GIVEN ENTRIES:

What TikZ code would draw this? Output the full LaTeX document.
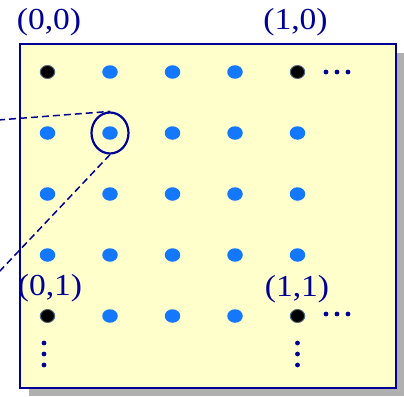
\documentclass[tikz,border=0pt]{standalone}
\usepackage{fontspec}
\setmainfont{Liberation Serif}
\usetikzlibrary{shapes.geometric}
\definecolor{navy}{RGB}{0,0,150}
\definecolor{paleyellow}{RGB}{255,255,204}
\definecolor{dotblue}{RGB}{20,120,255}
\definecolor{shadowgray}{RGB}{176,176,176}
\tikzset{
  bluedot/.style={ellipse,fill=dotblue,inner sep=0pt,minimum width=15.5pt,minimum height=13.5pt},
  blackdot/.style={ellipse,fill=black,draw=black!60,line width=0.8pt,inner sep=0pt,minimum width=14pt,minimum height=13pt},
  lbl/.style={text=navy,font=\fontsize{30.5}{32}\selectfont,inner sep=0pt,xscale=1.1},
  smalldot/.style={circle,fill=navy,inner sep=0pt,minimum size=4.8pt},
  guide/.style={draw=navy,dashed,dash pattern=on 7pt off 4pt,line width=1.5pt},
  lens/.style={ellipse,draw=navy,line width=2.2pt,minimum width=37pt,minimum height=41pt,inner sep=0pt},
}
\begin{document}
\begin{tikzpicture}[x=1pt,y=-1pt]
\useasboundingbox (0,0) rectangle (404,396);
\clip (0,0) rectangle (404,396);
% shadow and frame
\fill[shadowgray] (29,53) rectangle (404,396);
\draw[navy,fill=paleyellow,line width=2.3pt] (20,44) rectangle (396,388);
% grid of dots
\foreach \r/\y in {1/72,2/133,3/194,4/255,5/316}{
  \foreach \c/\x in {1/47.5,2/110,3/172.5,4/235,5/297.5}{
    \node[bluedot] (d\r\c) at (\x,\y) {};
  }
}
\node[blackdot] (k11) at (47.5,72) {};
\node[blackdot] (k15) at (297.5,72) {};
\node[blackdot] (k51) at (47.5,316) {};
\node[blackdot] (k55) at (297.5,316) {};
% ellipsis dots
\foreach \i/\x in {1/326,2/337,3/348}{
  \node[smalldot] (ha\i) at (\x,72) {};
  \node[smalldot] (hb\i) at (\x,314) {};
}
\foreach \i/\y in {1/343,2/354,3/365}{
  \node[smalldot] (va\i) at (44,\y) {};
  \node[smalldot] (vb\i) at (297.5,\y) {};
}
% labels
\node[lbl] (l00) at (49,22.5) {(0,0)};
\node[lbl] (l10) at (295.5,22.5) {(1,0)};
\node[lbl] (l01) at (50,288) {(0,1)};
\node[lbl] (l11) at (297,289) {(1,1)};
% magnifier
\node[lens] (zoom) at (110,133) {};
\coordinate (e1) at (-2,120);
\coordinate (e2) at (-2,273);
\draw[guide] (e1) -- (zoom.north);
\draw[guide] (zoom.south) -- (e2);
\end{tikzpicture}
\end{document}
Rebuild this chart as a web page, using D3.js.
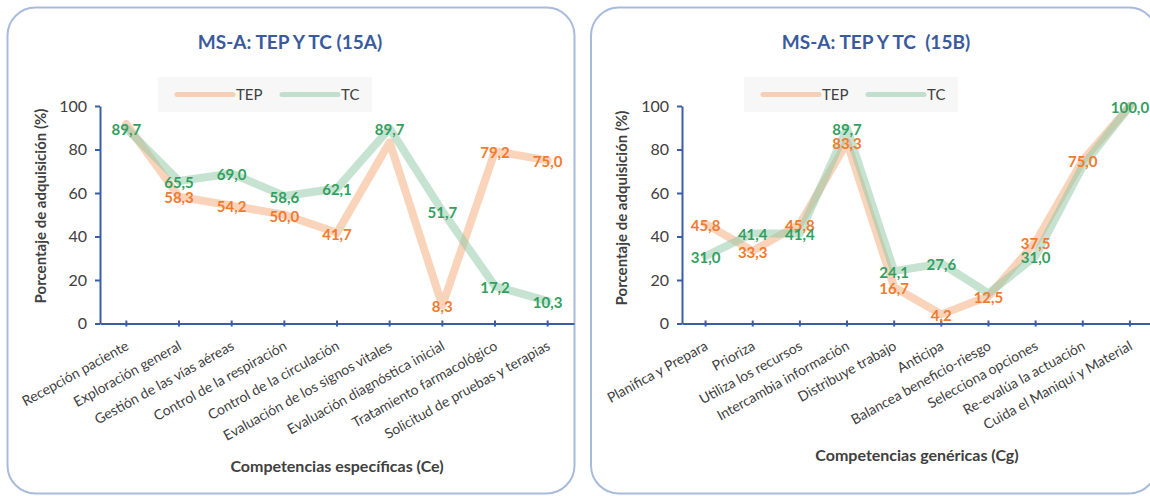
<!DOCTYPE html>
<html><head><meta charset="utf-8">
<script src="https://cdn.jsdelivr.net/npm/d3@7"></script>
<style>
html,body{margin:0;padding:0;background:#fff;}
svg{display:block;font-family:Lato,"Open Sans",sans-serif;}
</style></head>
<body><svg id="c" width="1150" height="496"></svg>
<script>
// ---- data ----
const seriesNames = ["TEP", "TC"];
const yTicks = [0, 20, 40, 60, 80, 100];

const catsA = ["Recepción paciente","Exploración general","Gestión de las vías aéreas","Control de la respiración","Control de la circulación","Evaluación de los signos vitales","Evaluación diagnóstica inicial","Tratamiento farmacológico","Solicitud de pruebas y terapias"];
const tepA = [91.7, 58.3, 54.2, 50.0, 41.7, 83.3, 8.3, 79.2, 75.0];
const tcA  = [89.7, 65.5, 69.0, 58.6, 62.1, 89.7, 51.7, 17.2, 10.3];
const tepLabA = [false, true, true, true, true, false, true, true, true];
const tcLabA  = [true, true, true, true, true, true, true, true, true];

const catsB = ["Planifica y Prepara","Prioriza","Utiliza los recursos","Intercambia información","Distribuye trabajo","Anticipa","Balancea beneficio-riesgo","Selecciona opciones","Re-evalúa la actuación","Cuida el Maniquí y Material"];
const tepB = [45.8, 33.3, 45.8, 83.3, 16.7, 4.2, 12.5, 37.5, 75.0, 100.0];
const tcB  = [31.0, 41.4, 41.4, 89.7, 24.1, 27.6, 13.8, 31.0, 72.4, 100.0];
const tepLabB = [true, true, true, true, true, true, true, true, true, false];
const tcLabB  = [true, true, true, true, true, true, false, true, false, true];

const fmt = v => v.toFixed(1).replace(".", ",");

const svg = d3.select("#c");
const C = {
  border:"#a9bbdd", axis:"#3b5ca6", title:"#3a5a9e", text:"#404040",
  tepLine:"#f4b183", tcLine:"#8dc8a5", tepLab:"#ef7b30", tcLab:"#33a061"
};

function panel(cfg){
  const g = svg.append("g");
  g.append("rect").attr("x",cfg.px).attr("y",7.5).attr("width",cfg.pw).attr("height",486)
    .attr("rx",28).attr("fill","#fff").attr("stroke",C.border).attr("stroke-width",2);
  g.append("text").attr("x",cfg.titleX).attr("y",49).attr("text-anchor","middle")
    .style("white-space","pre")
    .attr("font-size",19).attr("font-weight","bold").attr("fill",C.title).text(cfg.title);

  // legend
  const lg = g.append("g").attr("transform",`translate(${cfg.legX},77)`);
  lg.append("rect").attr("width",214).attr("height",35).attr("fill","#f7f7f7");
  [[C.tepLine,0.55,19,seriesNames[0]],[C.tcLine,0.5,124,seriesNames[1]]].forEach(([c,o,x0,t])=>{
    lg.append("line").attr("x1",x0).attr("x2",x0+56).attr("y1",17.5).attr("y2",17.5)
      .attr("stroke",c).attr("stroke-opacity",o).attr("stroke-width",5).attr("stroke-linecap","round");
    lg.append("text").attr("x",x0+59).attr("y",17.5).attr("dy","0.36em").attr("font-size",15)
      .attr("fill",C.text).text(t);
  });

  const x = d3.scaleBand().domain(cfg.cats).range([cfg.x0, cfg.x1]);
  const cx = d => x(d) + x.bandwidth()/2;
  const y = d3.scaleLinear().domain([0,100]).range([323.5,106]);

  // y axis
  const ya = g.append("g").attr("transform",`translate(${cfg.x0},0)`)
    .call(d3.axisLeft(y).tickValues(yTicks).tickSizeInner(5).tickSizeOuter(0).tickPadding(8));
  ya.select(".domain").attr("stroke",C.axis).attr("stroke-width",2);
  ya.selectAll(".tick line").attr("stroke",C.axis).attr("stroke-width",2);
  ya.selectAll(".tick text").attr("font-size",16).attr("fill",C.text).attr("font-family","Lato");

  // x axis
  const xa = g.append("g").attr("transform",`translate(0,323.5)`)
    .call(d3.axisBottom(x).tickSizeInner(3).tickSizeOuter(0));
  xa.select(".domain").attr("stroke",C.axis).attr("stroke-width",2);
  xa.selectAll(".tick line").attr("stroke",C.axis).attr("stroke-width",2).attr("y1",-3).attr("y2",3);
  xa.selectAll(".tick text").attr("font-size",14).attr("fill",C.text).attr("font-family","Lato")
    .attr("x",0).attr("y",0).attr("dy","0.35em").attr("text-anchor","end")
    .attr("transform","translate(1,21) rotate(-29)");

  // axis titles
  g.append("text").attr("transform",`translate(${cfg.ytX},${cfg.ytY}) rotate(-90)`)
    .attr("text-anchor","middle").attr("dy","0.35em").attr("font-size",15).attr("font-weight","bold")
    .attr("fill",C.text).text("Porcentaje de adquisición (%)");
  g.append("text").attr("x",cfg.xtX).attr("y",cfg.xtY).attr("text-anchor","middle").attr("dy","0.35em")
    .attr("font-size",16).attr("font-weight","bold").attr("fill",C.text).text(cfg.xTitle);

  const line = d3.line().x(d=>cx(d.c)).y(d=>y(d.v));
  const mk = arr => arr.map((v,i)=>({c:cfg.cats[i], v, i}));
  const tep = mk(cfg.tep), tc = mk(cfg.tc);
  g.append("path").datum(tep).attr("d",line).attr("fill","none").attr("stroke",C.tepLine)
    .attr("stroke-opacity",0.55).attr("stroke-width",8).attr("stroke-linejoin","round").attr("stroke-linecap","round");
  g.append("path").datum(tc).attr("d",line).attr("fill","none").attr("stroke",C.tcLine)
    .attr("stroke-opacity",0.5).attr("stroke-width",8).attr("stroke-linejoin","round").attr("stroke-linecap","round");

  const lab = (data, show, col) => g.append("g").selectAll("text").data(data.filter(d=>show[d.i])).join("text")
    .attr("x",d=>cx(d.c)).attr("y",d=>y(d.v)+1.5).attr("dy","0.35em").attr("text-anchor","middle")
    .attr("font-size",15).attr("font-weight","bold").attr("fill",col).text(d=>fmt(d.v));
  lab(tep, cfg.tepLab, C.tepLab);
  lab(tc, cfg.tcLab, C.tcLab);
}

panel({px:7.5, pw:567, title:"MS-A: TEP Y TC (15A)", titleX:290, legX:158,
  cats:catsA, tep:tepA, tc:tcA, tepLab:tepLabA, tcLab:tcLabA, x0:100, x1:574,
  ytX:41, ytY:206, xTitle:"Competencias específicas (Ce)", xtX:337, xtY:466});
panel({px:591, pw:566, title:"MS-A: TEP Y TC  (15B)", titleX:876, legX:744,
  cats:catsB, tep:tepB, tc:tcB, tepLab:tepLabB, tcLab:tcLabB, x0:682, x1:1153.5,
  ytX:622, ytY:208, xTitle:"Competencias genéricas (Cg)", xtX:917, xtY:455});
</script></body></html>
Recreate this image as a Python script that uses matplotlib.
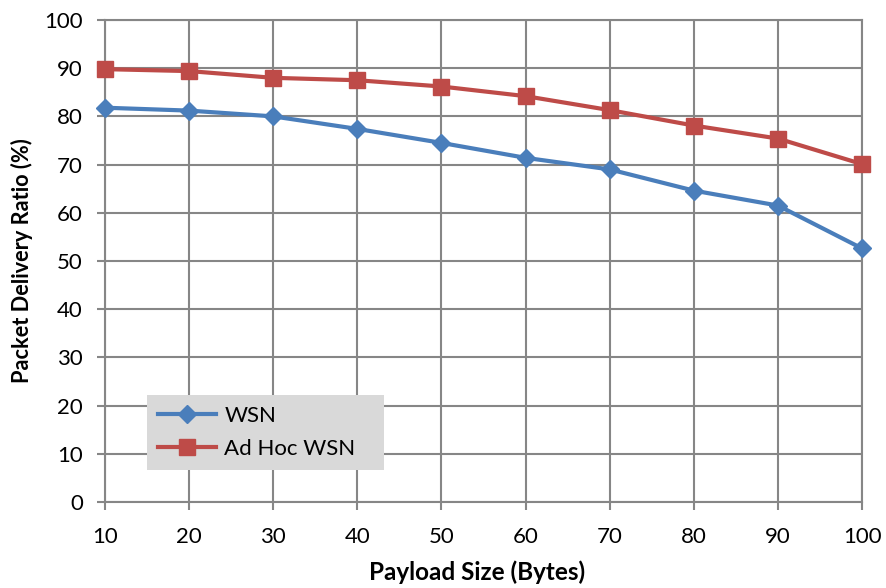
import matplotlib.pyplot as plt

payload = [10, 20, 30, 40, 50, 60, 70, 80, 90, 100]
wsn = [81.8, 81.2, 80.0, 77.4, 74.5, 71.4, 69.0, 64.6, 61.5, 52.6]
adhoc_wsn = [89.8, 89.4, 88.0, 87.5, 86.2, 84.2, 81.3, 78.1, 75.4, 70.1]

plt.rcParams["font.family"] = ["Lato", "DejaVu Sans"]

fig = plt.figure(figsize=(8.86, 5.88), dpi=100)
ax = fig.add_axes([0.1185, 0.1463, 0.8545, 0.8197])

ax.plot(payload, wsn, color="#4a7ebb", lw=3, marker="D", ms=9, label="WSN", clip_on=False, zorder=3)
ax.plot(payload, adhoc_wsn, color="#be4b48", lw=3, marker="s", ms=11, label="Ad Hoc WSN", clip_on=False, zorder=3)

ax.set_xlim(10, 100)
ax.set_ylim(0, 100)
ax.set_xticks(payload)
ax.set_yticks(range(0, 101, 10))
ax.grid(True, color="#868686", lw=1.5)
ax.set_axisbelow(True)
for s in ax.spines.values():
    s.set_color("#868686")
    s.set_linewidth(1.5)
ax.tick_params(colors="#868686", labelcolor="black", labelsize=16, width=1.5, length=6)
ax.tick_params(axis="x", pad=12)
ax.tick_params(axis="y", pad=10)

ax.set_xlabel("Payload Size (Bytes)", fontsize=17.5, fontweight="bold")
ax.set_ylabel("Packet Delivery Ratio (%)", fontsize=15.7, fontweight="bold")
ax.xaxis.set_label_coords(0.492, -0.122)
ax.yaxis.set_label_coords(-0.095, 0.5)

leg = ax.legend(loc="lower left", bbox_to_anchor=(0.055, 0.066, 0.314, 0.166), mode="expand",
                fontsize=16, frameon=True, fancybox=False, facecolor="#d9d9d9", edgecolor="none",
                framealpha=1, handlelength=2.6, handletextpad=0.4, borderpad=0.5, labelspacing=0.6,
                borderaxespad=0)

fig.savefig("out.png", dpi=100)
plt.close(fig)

GIVEN PROBLEM:
Look through the entries above for the word "this". Copy every line where it shows up.

ANSWER TO THE PROBLEM:
What TikZ code would draw this? Output the full LaTeX document.
Rebuild this chart as a web page, using D3.js.
Recreate this image as a Python script that uses matplotlib.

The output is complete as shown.